* GIVEN DATA *
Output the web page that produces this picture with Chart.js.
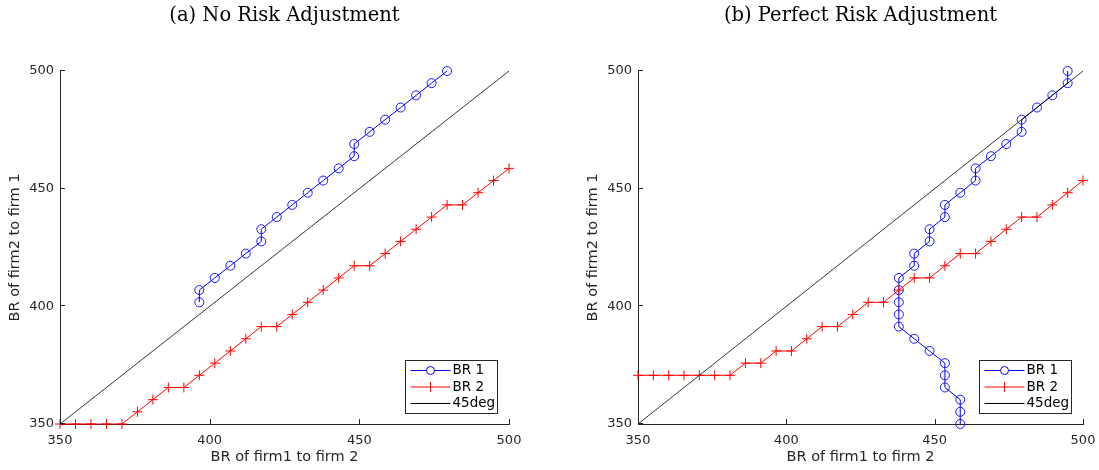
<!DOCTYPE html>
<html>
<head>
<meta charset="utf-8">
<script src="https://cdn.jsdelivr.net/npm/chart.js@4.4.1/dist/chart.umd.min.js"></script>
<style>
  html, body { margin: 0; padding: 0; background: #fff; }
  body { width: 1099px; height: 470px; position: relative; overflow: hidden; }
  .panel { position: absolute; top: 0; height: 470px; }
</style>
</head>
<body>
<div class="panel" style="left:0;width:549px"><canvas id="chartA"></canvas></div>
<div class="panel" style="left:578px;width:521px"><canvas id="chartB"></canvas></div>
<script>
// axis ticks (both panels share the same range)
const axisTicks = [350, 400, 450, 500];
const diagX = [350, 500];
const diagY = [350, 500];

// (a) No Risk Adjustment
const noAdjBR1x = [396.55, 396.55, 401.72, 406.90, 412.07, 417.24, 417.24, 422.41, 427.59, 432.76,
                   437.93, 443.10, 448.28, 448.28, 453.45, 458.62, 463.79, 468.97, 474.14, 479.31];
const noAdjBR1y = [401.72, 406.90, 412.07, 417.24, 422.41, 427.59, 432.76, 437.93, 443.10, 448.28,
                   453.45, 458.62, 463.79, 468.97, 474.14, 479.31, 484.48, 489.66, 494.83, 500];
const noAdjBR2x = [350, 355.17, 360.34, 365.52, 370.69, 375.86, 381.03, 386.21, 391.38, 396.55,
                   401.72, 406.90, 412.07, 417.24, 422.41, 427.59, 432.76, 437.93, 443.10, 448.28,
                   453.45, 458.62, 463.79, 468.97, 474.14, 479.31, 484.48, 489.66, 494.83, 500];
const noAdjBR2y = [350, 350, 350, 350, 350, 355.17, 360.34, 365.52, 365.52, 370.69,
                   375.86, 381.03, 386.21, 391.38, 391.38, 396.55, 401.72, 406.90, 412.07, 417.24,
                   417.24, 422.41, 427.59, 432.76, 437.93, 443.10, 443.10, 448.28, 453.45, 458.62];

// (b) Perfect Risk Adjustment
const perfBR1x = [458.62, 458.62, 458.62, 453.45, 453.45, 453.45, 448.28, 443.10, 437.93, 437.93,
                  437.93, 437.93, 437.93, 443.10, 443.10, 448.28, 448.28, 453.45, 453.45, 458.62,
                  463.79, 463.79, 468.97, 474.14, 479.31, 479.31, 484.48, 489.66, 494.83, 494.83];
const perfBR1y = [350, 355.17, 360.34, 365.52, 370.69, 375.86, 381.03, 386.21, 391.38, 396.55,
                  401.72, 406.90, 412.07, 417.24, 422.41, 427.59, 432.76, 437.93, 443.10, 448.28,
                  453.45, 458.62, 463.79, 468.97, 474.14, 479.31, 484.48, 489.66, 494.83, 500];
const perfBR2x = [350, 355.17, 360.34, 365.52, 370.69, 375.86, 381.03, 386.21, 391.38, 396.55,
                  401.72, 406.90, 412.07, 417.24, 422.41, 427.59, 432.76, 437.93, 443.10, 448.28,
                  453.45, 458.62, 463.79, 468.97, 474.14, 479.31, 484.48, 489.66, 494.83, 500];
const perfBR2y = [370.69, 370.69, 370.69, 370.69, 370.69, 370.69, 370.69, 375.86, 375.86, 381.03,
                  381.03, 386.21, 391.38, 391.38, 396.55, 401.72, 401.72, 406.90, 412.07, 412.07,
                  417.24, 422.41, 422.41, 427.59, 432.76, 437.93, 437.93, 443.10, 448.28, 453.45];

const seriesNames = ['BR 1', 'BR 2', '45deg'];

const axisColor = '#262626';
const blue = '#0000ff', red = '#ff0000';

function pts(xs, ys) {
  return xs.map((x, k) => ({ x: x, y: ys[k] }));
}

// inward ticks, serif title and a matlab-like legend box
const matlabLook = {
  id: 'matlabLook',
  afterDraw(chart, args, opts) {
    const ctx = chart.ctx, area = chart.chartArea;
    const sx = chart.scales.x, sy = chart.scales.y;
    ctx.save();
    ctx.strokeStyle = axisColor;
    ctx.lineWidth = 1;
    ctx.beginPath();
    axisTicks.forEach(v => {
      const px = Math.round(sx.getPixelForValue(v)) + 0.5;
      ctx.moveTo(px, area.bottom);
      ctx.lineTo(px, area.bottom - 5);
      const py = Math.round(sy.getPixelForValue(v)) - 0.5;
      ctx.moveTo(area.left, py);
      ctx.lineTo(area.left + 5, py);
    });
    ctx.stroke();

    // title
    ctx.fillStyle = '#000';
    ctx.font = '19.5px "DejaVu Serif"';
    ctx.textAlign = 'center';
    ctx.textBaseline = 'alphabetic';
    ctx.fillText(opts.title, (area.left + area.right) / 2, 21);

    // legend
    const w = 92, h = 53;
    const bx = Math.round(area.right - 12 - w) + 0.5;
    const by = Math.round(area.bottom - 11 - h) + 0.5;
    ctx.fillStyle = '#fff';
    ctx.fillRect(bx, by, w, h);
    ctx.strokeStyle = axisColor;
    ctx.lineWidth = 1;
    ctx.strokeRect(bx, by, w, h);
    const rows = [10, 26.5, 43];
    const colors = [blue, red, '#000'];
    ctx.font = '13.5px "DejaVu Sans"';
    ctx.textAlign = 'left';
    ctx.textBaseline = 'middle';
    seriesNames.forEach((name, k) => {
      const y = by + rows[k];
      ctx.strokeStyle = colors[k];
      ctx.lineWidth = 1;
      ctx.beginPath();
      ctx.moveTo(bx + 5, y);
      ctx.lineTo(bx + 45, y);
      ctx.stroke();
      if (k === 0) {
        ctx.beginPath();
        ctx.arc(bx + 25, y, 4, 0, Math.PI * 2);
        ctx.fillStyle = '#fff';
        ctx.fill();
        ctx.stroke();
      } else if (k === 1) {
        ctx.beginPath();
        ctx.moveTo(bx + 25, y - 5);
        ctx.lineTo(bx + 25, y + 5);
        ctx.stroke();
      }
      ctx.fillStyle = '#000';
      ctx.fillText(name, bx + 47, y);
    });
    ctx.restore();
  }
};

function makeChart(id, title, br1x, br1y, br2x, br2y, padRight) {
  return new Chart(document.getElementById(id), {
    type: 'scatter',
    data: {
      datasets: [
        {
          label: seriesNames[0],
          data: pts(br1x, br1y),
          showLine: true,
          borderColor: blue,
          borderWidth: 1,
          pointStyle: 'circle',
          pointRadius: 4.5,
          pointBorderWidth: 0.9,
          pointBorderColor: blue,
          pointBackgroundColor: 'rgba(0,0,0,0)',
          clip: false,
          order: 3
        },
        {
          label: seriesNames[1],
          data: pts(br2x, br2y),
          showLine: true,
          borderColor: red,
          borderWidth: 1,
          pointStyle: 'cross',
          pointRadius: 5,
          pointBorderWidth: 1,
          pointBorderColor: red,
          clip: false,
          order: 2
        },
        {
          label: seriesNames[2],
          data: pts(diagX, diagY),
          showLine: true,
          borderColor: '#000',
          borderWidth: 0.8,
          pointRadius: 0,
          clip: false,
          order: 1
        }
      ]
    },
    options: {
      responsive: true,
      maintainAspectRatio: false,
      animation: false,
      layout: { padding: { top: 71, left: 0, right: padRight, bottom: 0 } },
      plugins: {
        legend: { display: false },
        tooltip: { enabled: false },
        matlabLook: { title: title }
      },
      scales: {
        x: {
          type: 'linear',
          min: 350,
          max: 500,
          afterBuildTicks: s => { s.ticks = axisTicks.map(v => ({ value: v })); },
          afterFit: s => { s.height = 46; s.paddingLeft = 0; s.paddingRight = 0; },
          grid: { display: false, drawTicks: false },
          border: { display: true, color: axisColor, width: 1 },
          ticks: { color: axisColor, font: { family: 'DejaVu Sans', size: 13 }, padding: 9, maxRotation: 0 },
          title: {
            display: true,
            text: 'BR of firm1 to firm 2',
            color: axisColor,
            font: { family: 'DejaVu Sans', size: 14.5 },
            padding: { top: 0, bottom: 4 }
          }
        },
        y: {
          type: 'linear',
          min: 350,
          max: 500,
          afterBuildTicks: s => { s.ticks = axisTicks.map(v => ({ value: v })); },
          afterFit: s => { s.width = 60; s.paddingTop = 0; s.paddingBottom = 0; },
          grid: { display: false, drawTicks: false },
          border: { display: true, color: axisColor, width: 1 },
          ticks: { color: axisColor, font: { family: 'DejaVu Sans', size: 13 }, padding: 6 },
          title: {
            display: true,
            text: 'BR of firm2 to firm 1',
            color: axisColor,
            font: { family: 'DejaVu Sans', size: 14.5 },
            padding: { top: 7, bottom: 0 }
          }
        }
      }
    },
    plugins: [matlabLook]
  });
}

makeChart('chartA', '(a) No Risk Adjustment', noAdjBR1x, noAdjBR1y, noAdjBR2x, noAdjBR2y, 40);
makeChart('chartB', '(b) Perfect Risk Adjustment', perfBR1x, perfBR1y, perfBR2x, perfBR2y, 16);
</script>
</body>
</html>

* AIM OF THE EXERCISE *
Return only the lines running from the top of the data to the line that holds "448.28, 453.45, 458.62];". Include both of those lines, but skip the pictures.

* REPLY *
Output the web page that produces this picture with Chart.js.
<!DOCTYPE html>
<html>
<head>
<meta charset="utf-8">
<script src="https://cdn.jsdelivr.net/npm/chart.js@4.4.1/dist/chart.umd.min.js"></script>
<style>
  html, body { margin: 0; padding: 0; background: #fff; }
  body { width: 1099px; height: 470px; position: relative; overflow: hidden; }
  .panel { position: absolute; top: 0; height: 470px; }
</style>
</head>
<body>
<div class="panel" style="left:0;width:549px"><canvas id="chartA"></canvas></div>
<div class="panel" style="left:578px;width:521px"><canvas id="chartB"></canvas></div>
<script>
// axis ticks (both panels share the same range)
const axisTicks = [350, 400, 450, 500];
const diagX = [350, 500];
const diagY = [350, 500];

// (a) No Risk Adjustment
const noAdjBR1x = [396.55, 396.55, 401.72, 406.90, 412.07, 417.24, 417.24, 422.41, 427.59, 432.76,
                   437.93, 443.10, 448.28, 448.28, 453.45, 458.62, 463.79, 468.97, 474.14, 479.31];
const noAdjBR1y = [401.72, 406.90, 412.07, 417.24, 422.41, 427.59, 432.76, 437.93, 443.10, 448.28,
                   453.45, 458.62, 463.79, 468.97, 474.14, 479.31, 484.48, 489.66, 494.83, 500];
const noAdjBR2x = [350, 355.17, 360.34, 365.52, 370.69, 375.86, 381.03, 386.21, 391.38, 396.55,
                   401.72, 406.90, 412.07, 417.24, 422.41, 427.59, 432.76, 437.93, 443.10, 448.28,
                   453.45, 458.62, 463.79, 468.97, 474.14, 479.31, 484.48, 489.66, 494.83, 500];
const noAdjBR2y = [350, 350, 350, 350, 350, 355.17, 360.34, 365.52, 365.52, 370.69,
                   375.86, 381.03, 386.21, 391.38, 391.38, 396.55, 401.72, 406.90, 412.07, 417.24,
                   417.24, 422.41, 427.59, 432.76, 437.93, 443.10, 443.10, 448.28, 453.45, 458.62];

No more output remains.